Please write the listing below out again exactly, leaving every picture behind.

··· ENTRIES PROVIDED ···

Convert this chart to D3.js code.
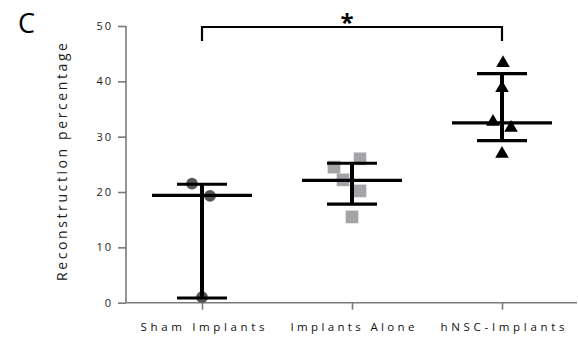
<!DOCTYPE html>
<html>
<head>
<meta charset="utf-8">
<script src="https://cdn.jsdelivr.net/npm/d3@7"></script>
<style>
  body { margin: 0; background: #fff; }
  text { font-family: "Open Sans", "DejaVu Sans", sans-serif; }
</style>
</head>
<body>
<svg id="chart" width="578" height="339"></svg>
<script>
const categories = ["Sham Implants", "Implants Alone", "hNSC-Implants"];

// individual points per group
const shamValues = [21.5, 19.3, 1.0];
const aloneValues = [24.5, 26.0, 22.2, 20.2, 15.5];
const hnscValues = [43.3, 38.8, 32.7, 31.6, 26.9];

// horizontal offsets of each point inside its column (jitter, px)
const shamJitter = [-10, 8, 0];
const aloneJitter = [-18, 8, -9, 8, 0];
const hnscJitter = [1, 0, -9, 9, 0];

// centre line and error bar ends per group
const centerValues = [19.4, 22.1, 32.5];
const lowValues = [0.85, 17.8, 29.3];
const highValues = [21.4, 25.2, 41.4];

const yTicks = [0, 10, 20, 30, 40, 50];

const width = 578, height = 339;
const margin = { left: 126, right: 1, top: 26, bottom: 36 };

const svg = d3.select("#chart");

const x = d3.scalePoint()
  .domain(categories)
  .range([202, 502]);

const y = d3.scaleLinear()
  .domain([0, 50])
  .range([302.7, 26]);

// axes
const yAxis = svg.append("g")
  .attr("transform", "translate(" + margin.left + ",0)")
  .call(d3.axisLeft(y).tickValues(yTicks).tickSize(8).tickPadding(5));

const xAxis = svg.append("g")
  .attr("transform", "translate(0," + y(0) + ")")
  .call(d3.axisBottom(x).tickSize(7).tickPadding(13));

// stretch the x axis over the full width
xAxis.select(".domain").attr("d", "M" + margin.left + ",0H" + (width - margin.right));
yAxis.select(".domain").attr("d", "M0," + y(0) + "V" + y(50));

svg.selectAll(".domain, .tick line")
  .attr("stroke", "#7a7a7a")
  .attr("stroke-width", 1.6);

yAxis.selectAll(".tick text")
  .attr("font-size", 11)
  .attr("letter-spacing", "2px")
  .attr("fill", "#222");

xAxis.selectAll(".tick text")
  .attr("font-size", 11.5)
  .attr("fill", "#111")
  .attr("textLength", 124)
  .attr("lengthAdjust", "spacing");

// axis title
svg.append("text")
  .attr("transform", "translate(67," + 162 + ") rotate(-90)")
  .attr("text-anchor", "middle")
  .attr("font-size", 14)
  .attr("fill", "#222")
  .attr("textLength", 238)
  .attr("lengthAdjust", "spacing")
  .text("Reconstruction percentage");

// panel letter
svg.append("text")
  .attr("x", 18)
  .attr("y", 33)
  .attr("font-size", 27)
  .attr("font-family", "Liberation Sans, Arial, sans-serif")
  .attr("fill", "#000")
  .text("C");

// points
const groups = [
  { values: shamValues, jitter: shamJitter, shape: d3.symbolCircle, size: 108, fill: "#555555" },
  { values: aloneValues, jitter: aloneJitter, shape: d3.symbolSquare, size: 160, fill: "#a3a3a8" },
  { values: hnscValues, jitter: hnscJitter, shape: d3.symbolTriangle, size: 80, fill: "#000000" }
];

groups.forEach((g, i) => {
  svg.append("g")
    .selectAll("path")
    .data(g.values)
    .enter()
    .append("path")
    .attr("d", d3.symbol().type(g.shape).size(g.size))
    .attr("transform", (d, j) => "translate(" + (x(categories[i]) + g.jitter[j]) + "," + y(d) + ")")
    .attr("fill", g.fill);
});

// error bars and centre lines
const bars = svg.append("g").attr("stroke", "#000");

categories.forEach((c, i) => {
  const cx = x(c);
  bars.append("line")
    .attr("x1", cx).attr("x2", cx)
    .attr("y1", y(lowValues[i])).attr("y2", y(highValues[i]))
    .attr("stroke-width", 4);
  [lowValues[i], highValues[i]].forEach(v => {
    bars.append("line")
      .attr("x1", cx - 25).attr("x2", cx + 25)
      .attr("y1", y(v)).attr("y2", y(v))
      .attr("stroke-width", 3.2);
  });
  bars.append("line")
    .attr("x1", cx - 50).attr("x2", cx + 50)
    .attr("y1", y(centerValues[i])).attr("y2", y(centerValues[i]))
    .attr("stroke-width", 3.2);
});

// significance bracket
const x1 = x(categories[0]), x2 = x(categories[2]);
svg.append("path")
  .attr("d", "M" + x1 + ",41V27H" + x2 + "V41")
  .attr("fill", "none")
  .attr("stroke", "#000")
  .attr("stroke-width", 2.2);

svg.append("text")
  .attr("x", (x1 + x2) / 2 - 5)
  .attr("y", 31)
  .attr("text-anchor", "middle")
  .attr("font-size", 24)
  .attr("font-family", "Liberation Sans, Arial, sans-serif")
  .attr("font-weight", "bold")
  .text("*");
</script>
</body>
</html>
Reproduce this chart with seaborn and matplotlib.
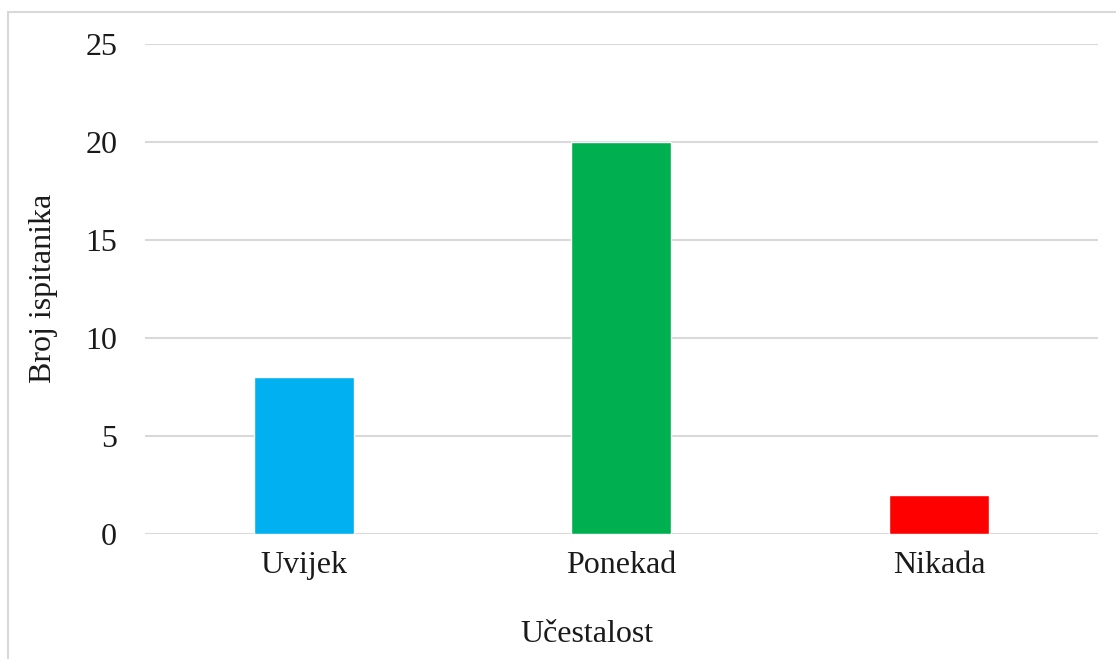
import pandas as pd
import seaborn as sns
import matplotlib.pyplot as plt
from matplotlib.patches import Rectangle

# data
categories = ['Uvijek', 'Ponekad', 'Nikada']
counts = [8, 20, 2]
bar_colors = ['#00B0F0', '#00B050', '#FF0000']
y_ticks = [0, 5, 10, 15, 20, 25]

df = pd.DataFrame({'Učestalost': categories, 'Broj ispitanika': counts})

sns.set_style('white')
plt.rcParams['font.family'] = ['Liberation Serif', 'DejaVu Serif']

fig = plt.figure(figsize=(11.16, 6.59), dpi=100)
ax = fig.add_axes([0.1299, 0.1897, 0.8539, 0.7435])

sns.barplot(data=df, x='Učestalost', y='Broj ispitanika', hue='Učestalost',
            palette=bar_colors, width=0.315, legend=False, ax=ax,
            saturation=1, zorder=3)

ax.set_ylim(0, 25)
ax.set_yticks(y_ticks)
ax.set_xlim(-0.5, 2.5)
ax.grid(axis='y', color='#D9D9D9', linewidth=1.5, zorder=0)
ax.grid(axis='x', visible=False)
for s in ax.spines.values():
    s.set_visible(False)
ax.tick_params(axis='y', length=0, pad=20, labelsize=23, labelcolor='#1a1a1a')
ax.tick_params(axis='x', length=0, pad=12, labelsize=23, labelcolor='#1a1a1a')

ax.set_xlabel('Učestalost', fontsize=23, color='#1a1a1a')
ax.set_ylabel('Broj ispitanika', fontsize=23, color='#1a1a1a')
ax.xaxis.label.set_verticalalignment('center')
ax.yaxis.label.set_verticalalignment('center')
ax.xaxis.set_label_coords(0.464, -0.206)
ax.yaxis.set_label_coords(-0.107, 0.502)

# thin light frame around the chart area (cropped at right and bottom)
fig.patches.append(Rectangle((8 / 1116, -0.1), 1.2, 1 - 12 / 659 + 0.1,
                             transform=fig.transFigure, fill=False,
                             edgecolor='#D9D9D9', linewidth=1.5))

fig.savefig('out.png', dpi=100)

···

- OUTPUT OF THE EXERCISE -
Convert this chart to D3.js code.
<!DOCTYPE html>
<html>
<head>
<meta charset="utf-8">
<script src="https://cdn.jsdelivr.net/npm/d3@7"></script>
<style>
  body { margin: 0; background: #fff; }
  text { font-family: "Open Sans", "DejaVu Sans", sans-serif; }
</style>
</head>
<body>
<svg id="chart" width="578" height="339"></svg>
<script>
const categories = ["Sham Implants", "Implants Alone", "hNSC-Implants"];

// individual points per group
const shamValues = [21.5, 19.3, 1.0];
const aloneValues = [24.5, 26.0, 22.2, 20.2, 15.5];
const hnscValues = [43.3, 38.8, 32.7, 31.6, 26.9];

// horizontal offsets of each point inside its column (jitter, px)
const shamJitter = [-10, 8, 0];
const aloneJitter = [-18, 8, -9, 8, 0];
const hnscJitter = [1, 0, -9, 9, 0];

// centre line and error bar ends per group
const centerValues = [19.4, 22.1, 32.5];
const lowValues = [0.85, 17.8, 29.3];
const highValues = [21.4, 25.2, 41.4];

const yTicks = [0, 10, 20, 30, 40, 50];

const width = 578, height = 339;
const margin = { left: 126, right: 1, top: 26, bottom: 36 };

const svg = d3.select("#chart");

const x = d3.scalePoint()
  .domain(categories)
  .range([202, 502]);

const y = d3.scaleLinear()
  .domain([0, 50])
  .range([302.7, 26]);

// axes
const yAxis = svg.append("g")
  .attr("transform", "translate(" + margin.left + ",0)")
  .call(d3.axisLeft(y).tickValues(yTicks).tickSize(8).tickPadding(5));

const xAxis = svg.append("g")
  .attr("transform", "translate(0," + y(0) + ")")
  .call(d3.axisBottom(x).tickSize(7).tickPadding(13));

// stretch the x axis over the full width
xAxis.select(".domain").attr("d", "M" + margin.left + ",0H" + (width - margin.right));
yAxis.select(".domain").attr("d", "M0," + y(0) + "V" + y(50));

svg.selectAll(".domain, .tick line")
  .attr("stroke", "#7a7a7a")
  .attr("stroke-width", 1.6);

yAxis.selectAll(".tick text")
  .attr("font-size", 11)
  .attr("letter-spacing", "2px")
  .attr("fill", "#222");

xAxis.selectAll(".tick text")
  .attr("font-size", 11.5)
  .attr("fill", "#111")
  .attr("textLength", 124)
  .attr("lengthAdjust", "spacing");

// axis title
svg.append("text")
  .attr("transform", "translate(67," + 162 + ") rotate(-90)")
  .attr("text-anchor", "middle")
  .attr("font-size", 14)
  .attr("fill", "#222")
  .attr("textLength", 238)
  .attr("lengthAdjust", "spacing")
  .text("Reconstruction percentage");

// panel letter
svg.append("text")
  .attr("x", 18)
  .attr("y", 33)
  .attr("font-size", 27)
  .attr("font-family", "Liberation Sans, Arial, sans-serif")
  .attr("fill", "#000")
  .text("C");

// points
const groups = [
  { values: shamValues, jitter: shamJitter, shape: d3.symbolCircle, size: 108, fill: "#555555" },
  { values: aloneValues, jitter: aloneJitter, shape: d3.symbolSquare, size: 160, fill: "#a3a3a8" },
  { values: hnscValues, jitter: hnscJitter, shape: d3.symbolTriangle, size: 80, fill: "#000000" }
];

groups.forEach((g, i) => {
  svg.append("g")
    .selectAll("path")
    .data(g.values)
    .enter()
    .append("path")
    .attr("d", d3.symbol().type(g.shape).size(g.size))
    .attr("transform", (d, j) => "translate(" + (x(categories[i]) + g.jitter[j]) + "," + y(d) + ")")
    .attr("fill", g.fill);
});

// error bars and centre lines
const bars = svg.append("g").attr("stroke", "#000");

categories.forEach((c, i) => {
  const cx = x(c);
  bars.append("line")
    .attr("x1", cx).attr("x2", cx)
    .attr("y1", y(lowValues[i])).attr("y2", y(highValues[i]))
    .attr("stroke-width", 4);
  [lowValues[i], highValues[i]].forEach(v => {
    bars.append("line")
      .attr("x1", cx - 25).attr("x2", cx + 25)
      .attr("y1", y(v)).attr("y2", y(v))
      .attr("stroke-width", 3.2);
  });
  bars.append("line")
    .attr("x1", cx - 50).attr("x2", cx + 50)
    .attr("y1", y(centerValues[i])).attr("y2", y(centerValues[i]))
    .attr("stroke-width", 3.2);
});

// significance bracket
const x1 = x(categories[0]), x2 = x(categories[2]);
svg.append("path")
  .attr("d", "M" + x1 + ",41V27H" + x2 + "V41")
  .attr("fill", "none")
  .attr("stroke", "#000")
  .attr("stroke-width", 2.2);

svg.append("text")
  .attr("x", (x1 + x2) / 2 - 5)
  .attr("y", 31)
  .attr("text-anchor", "middle")
  .attr("font-size", 24)
  .attr("font-family", "Liberation Sans, Arial, sans-serif")
  .attr("font-weight", "bold")
  .text("*");
</script>
</body>
</html>
Reproduce this chart with seaborn and matplotlib.
import pandas as pd
import seaborn as sns
import matplotlib.pyplot as plt
from matplotlib.patches import Rectangle

# data
categories = ['Uvijek', 'Ponekad', 'Nikada']
counts = [8, 20, 2]
bar_colors = ['#00B0F0', '#00B050', '#FF0000']
y_ticks = [0, 5, 10, 15, 20, 25]

df = pd.DataFrame({'Učestalost': categories, 'Broj ispitanika': counts})

sns.set_style('white')
plt.rcParams['font.family'] = ['Liberation Serif', 'DejaVu Serif']

fig = plt.figure(figsize=(11.16, 6.59), dpi=100)
ax = fig.add_axes([0.1299, 0.1897, 0.8539, 0.7435])

sns.barplot(data=df, x='Učestalost', y='Broj ispitanika', hue='Učestalost',
            palette=bar_colors, width=0.315, legend=False, ax=ax,
            saturation=1, zorder=3)

ax.set_ylim(0, 25)
ax.set_yticks(y_ticks)
ax.set_xlim(-0.5, 2.5)
ax.grid(axis='y', color='#D9D9D9', linewidth=1.5, zorder=0)
ax.grid(axis='x', visible=False)
for s in ax.spines.values():
    s.set_visible(False)
ax.tick_params(axis='y', length=0, pad=20, labelsize=23, labelcolor='#1a1a1a')
ax.tick_params(axis='x', length=0, pad=12, labelsize=23, labelcolor='#1a1a1a')

ax.set_xlabel('Učestalost', fontsize=23, color='#1a1a1a')
ax.set_ylabel('Broj ispitanika', fontsize=23, color='#1a1a1a')
ax.xaxis.label.set_verticalalignment('center')
ax.yaxis.label.set_verticalalignment('center')
ax.xaxis.set_label_coords(0.464, -0.206)
ax.yaxis.set_label_coords(-0.107, 0.502)

# thin light frame around the chart area (cropped at right and bottom)
fig.patches.append(Rectangle((8 / 1116, -0.1), 1.2, 1 - 12 / 659 + 0.1,
                             transform=fig.transFigure, fill=False,
                             edgecolor='#D9D9D9', linewidth=1.5))

fig.savefig('out.png', dpi=100)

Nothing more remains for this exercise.